Aby przygotować ten wyjątkowy wypiek, należy zmiksować 500 g twarogu z trzema jajkami, 150 g cukru i 1 łyżeczką ekstraktu waniliowego. Następnie dodać 200 ml ciemnego piwa i 1 łyżkę mąki ziemniaczanej. Całość wymieszać, przelać do tortownicy i piec w piekarniku nagrzanym do 180°C przez 50-60 minut. Po tym chłodzić w lodówce, a następnie podawać ze śmietaną lub owocami. Oczywiście ile domostw, tyle przepisów, ale ten powyższy zdaje się być w miarę uniwersalny. Jeśli lubisz ciekawe połączenia smakowe, to koniecznie go wypróbuj.

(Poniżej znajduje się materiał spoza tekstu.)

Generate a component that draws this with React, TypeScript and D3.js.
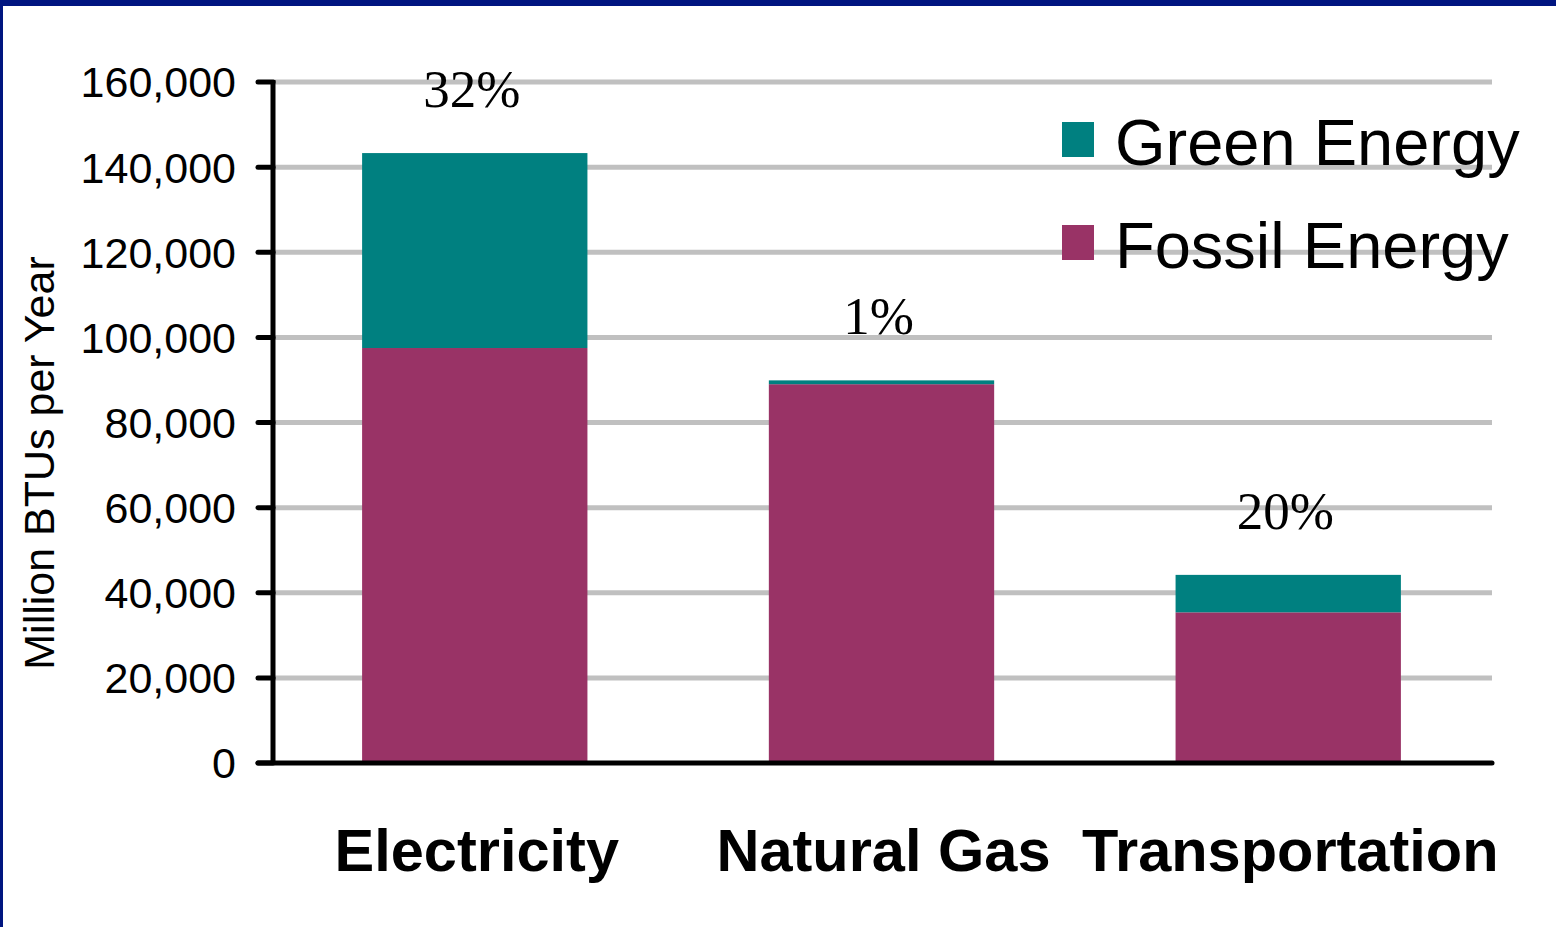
import React from "react";
import * as d3 from "d3";

const categories = ["Electricity", "Natural Gas", "Transportation"];
const fossil = [97500, 89000, 35400];
const green = [45800, 900, 8800];
const shareLabels = ["32%", "1%", "20%"];
const yTicks = [0, 20000, 40000, 60000, 80000, 100000, 120000, 140000, 160000];
const legendItems = ["Green Energy", "Fossil Energy"];

const W = 1556;
const H = 927;
const border = "#001580";
const colors = { fossil: "#993366", green: "#008080" };

const margin = { top: 82, right: 64, bottom: 164, left: 272 };

const App = () => {
  const rows = categories.map((c, i) => ({ cat: c, fossil: fossil[i], green: green[i] }));
  const stack = d3.stack<any>().keys(["fossil", "green"])(rows);

  const x = d3
    .scaleBand()
    .domain(categories)
    .range([margin.left - 1, W - margin.right])
    .paddingInner(0.446)
    .paddingOuter(0.224);

  const y = d3
    .scaleLinear()
    .domain([0, 160000])
    .range([H - margin.bottom, margin.top]);

  const fmt = d3.format(",");
  const axisX = margin.left + 1;
  const right = W - margin.right;

  return (
    <svg
      width={W}
      height={H}
      style={{ position: "absolute", left: 0, top: 0, background: "#fff" }}
      xmlns="http://www.w3.org/2000/svg"
    >
      <rect x={0} y={0} width={W} height={6} fill={border} />
      <rect x={0} y={0} width={3} height={H} fill={border} />

      {/* gridlines */}
      {yTicks
        .filter((t) => t > 0)
        .map((t) => (
          <line
            key={t}
            x1={axisX}
            x2={right}
            y1={y(t)}
            y2={y(t)}
            stroke="#c0c0c0"
            strokeWidth={5}
          />
        ))}

      {/* bars */}
      {stack.map((layer) => (
        <g key={layer.key} fill={colors[layer.key as "fossil" | "green"]}>
          {layer.map((d, i) => (
            <rect
              key={i}
              x={x(categories[i])}
              width={x.bandwidth()}
              y={y(d[1])}
              height={y(d[0]) - y(d[1])}
            />
          ))}
        </g>
      ))}

      {/* share labels */}
      {categories.map((c, i) => (
        <text
          key={c}
          x={(x(c) as number) + x.bandwidth() / 2 - 3}
          y={y(fossil[i] + green[i]) - 46}
          textAnchor="middle"
          fontFamily="'Liberation Serif', 'Times New Roman', serif"
          fontSize={53}
          fill="#000"
        >
          {shareLabels[i]}
        </text>
      ))}

      {/* y axis */}
      <line x1={axisX} x2={axisX} y1={y(160000) - 2} y2={y(0)} stroke="#000" strokeWidth={5} />
      {yTicks.map((t) => (
        <g key={t}>
          <line x1={258} x2={axisX} y1={y(t)} y2={y(t)} stroke="#000" strokeWidth={5} strokeLinecap="round" />
          <text
            x={236}
            y={y(t)}
            dy="0.36em"
            textAnchor="end"
            fontFamily="'Liberation Sans', Arial, sans-serif"
            fontSize={43}
            fill="#000"
          >
            {fmt(t)}
          </text>
        </g>
      ))}
      <line x1={258} x2={right} y1={y(0)} y2={y(0)} stroke="#000" strokeWidth={5} strokeLinecap="round" />

      <text
        transform={`translate(54,${463}) rotate(-90)`}
        textAnchor="middle"
        fontFamily="'Liberation Sans', Arial, sans-serif"
        fontSize={43}
        fill="#000"
      >
        Million BTUs per Year
      </text>

      {/* category labels */}
      {categories.map((c) => (
        <text
          key={c}
          x={(x(c) as number) + x.bandwidth() / 2 + 2}
          y={871}
          textAnchor="middle"
          fontFamily="'Liberation Sans', Arial, sans-serif"
          fontWeight="bold"
          fontSize={59.5}
          fill="#000"
        >
          {c}
        </text>
      ))}

      {/* legend */}
      {legendItems.map((name, i) => (
        <g key={name} transform={`translate(1062,${122 + i * 103})`}>
          <rect x={0} y={0} width={32} height={35} fill={i === 0 ? colors.green : colors.fossil} />
          <text
            x={53}
            y={43}
            fontFamily="'Liberation Sans', Arial, sans-serif"
            fontSize={65}
            fill="#000"
          >
            {name}
          </text>
        </g>
      ))}
    </svg>
  );
};

export default App;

Grzyby w nietypowej odsłonie... z mlekiem
Sezon na grzyby w pełni, a my, Polacy, uwielbiamy je zbierać i przerabiać w kuchni na wiele różnych sposobów. Zazwyczaj stawiamy na przepisy, które są nam dobrze znane. Chcąc przygotować sos, mieszamy grzyby z masłem i śmietaną. Czasami dodajemy jogurt. Mało kto wie, że ciekawą opcją jest wykorzystanie… mleka! To stara, zapomniana technika przygotowywania grzybów, która w Krakowie była popularna w dawnych czasach. Grzyby duszone z cebulą i mlekiem stają się niezwykle kremowe i zyskują subtelny smak. Tak przygotowany sos można serwować jako dodatek do potraw albo… zajadać się nim z makaronem bądź świeżym chlebem.
Krakowska zupa cebulowa
Zupa cebulowa kojarzy nam się z Francją. Serwuje się ją tam z serem żółtym i oczywiście chrupiącą bagietką. To smaczne danie jest jednak popularne na całym świecie. W tym także w Polsce. Ile krajów i regionów, tyle przepisów na tę zupę. W Krakowie jest całkiem oryginalnie. Jako że to miasto znajduje się stosunkowo blisko Zakopanego, to w stolicy Małopolski do przygotowania różnych potraw często wykorzystuje się oscypki. Zupę cebulową w Krakowie zwykle wzbogaca się więc oscypkiem albo innym serem wędzonym. Ten dodatek sprawia, że staje się ona nie tylko aromatyczna, ale także bardziej sycąca. Do tego grzanki czosnkowe albo świeży chleb i mamy wystarczająco energii na cały dzień.
Mam nadzieję, że udało mi się zaskoczyć cię krakowskimi trikami kulinarnymi. Jeśli tak, to polecam wykorzystanie przynajmniej jednego z nich w swojej kuchni. Będzie oryginalnie, aromatycznie i bardzo smacznie.